The other day I was browsing through the list of world’s most popular goals on 43 Things, when I came across something one might call a “true lie”.
Apparently, 25271 people want to “Fall in love” and on average it takes them 9 years to complete this goal. Not too far down the list, 19421 people want to “get married” and on average it takes them 8 years to complete this goal. And there is the fundamental flaw with the typical perception of statistical averaging.
The dictionary defines an average as:
central tendency around the middle of a scale of evaluation.
Averaging has long been an important methodological “assumption” in data-driven understanding. A lot of analysis and decision-making around the world is based on taking the averages of various quantitative measurements. But, is it really a reliable way of result representation?

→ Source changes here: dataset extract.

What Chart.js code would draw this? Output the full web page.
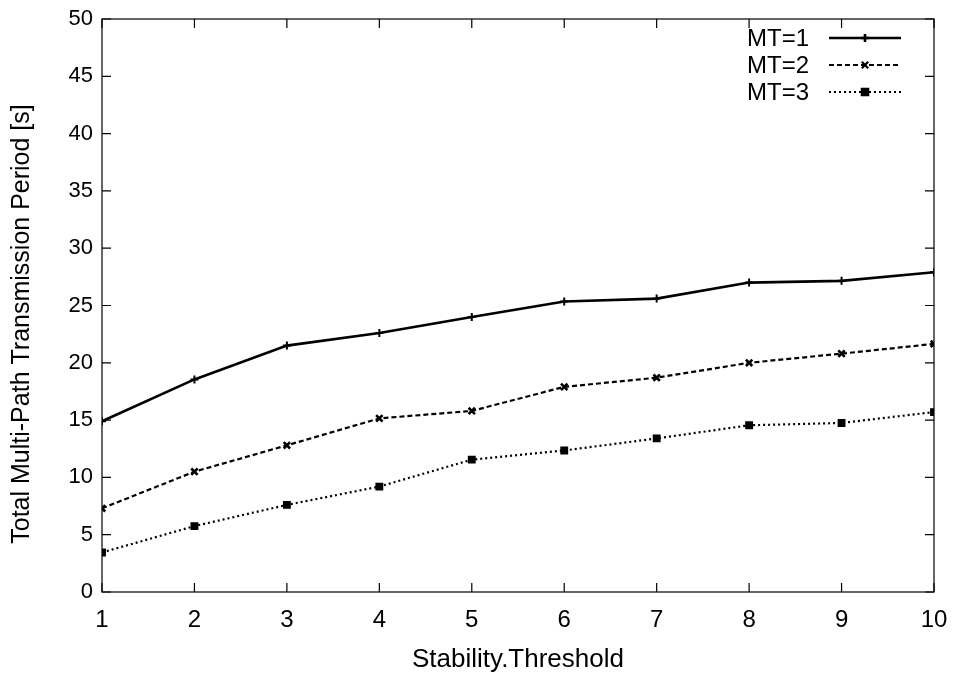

An average is a single value that is meant to typify a list of values. This can be misleading if misused. I think the problem with averaging is largely related to transparent distribution. For example, on average every person has one testicle and one breast. Misleading, but true. Without valid segmentation, an average doesn’t accurately classify the data set and the inference becomes biased.
In most cases, an average ends up sounding like a generalized fact, mainly to justify a marketing strategy. If a company promotes a product by stating that its been proven to be effective for “75% of people on average”, it leaves a lot unsaid. What age groups, gender, income levels etc. were these people segmented in while deriving an average? The chances of this product being effective, and the chances of anyone buying the product, should marginally diminish with an increasing lack of segmentation made available. However, marketeers know well that it’s this very lack of segmentation that impairs the judgement of people. We buy what others buy, as Game theory comes into action.
On the other side, many market researchers overuse averaging and reach invalid conclusions. Organizations misapply these conclusions, all to their own demise. Most organizations produce stuff that may never be widely adopted, but since their market research was based on generic averaging to start with, they think otherwise.
Averaging of data without clear information around the segmentation of that data is a vague and pointless exercise, which can have grave consequences through cognitive bias. Unfortunately, it’s also the most popular way of drawing abstract conclusions.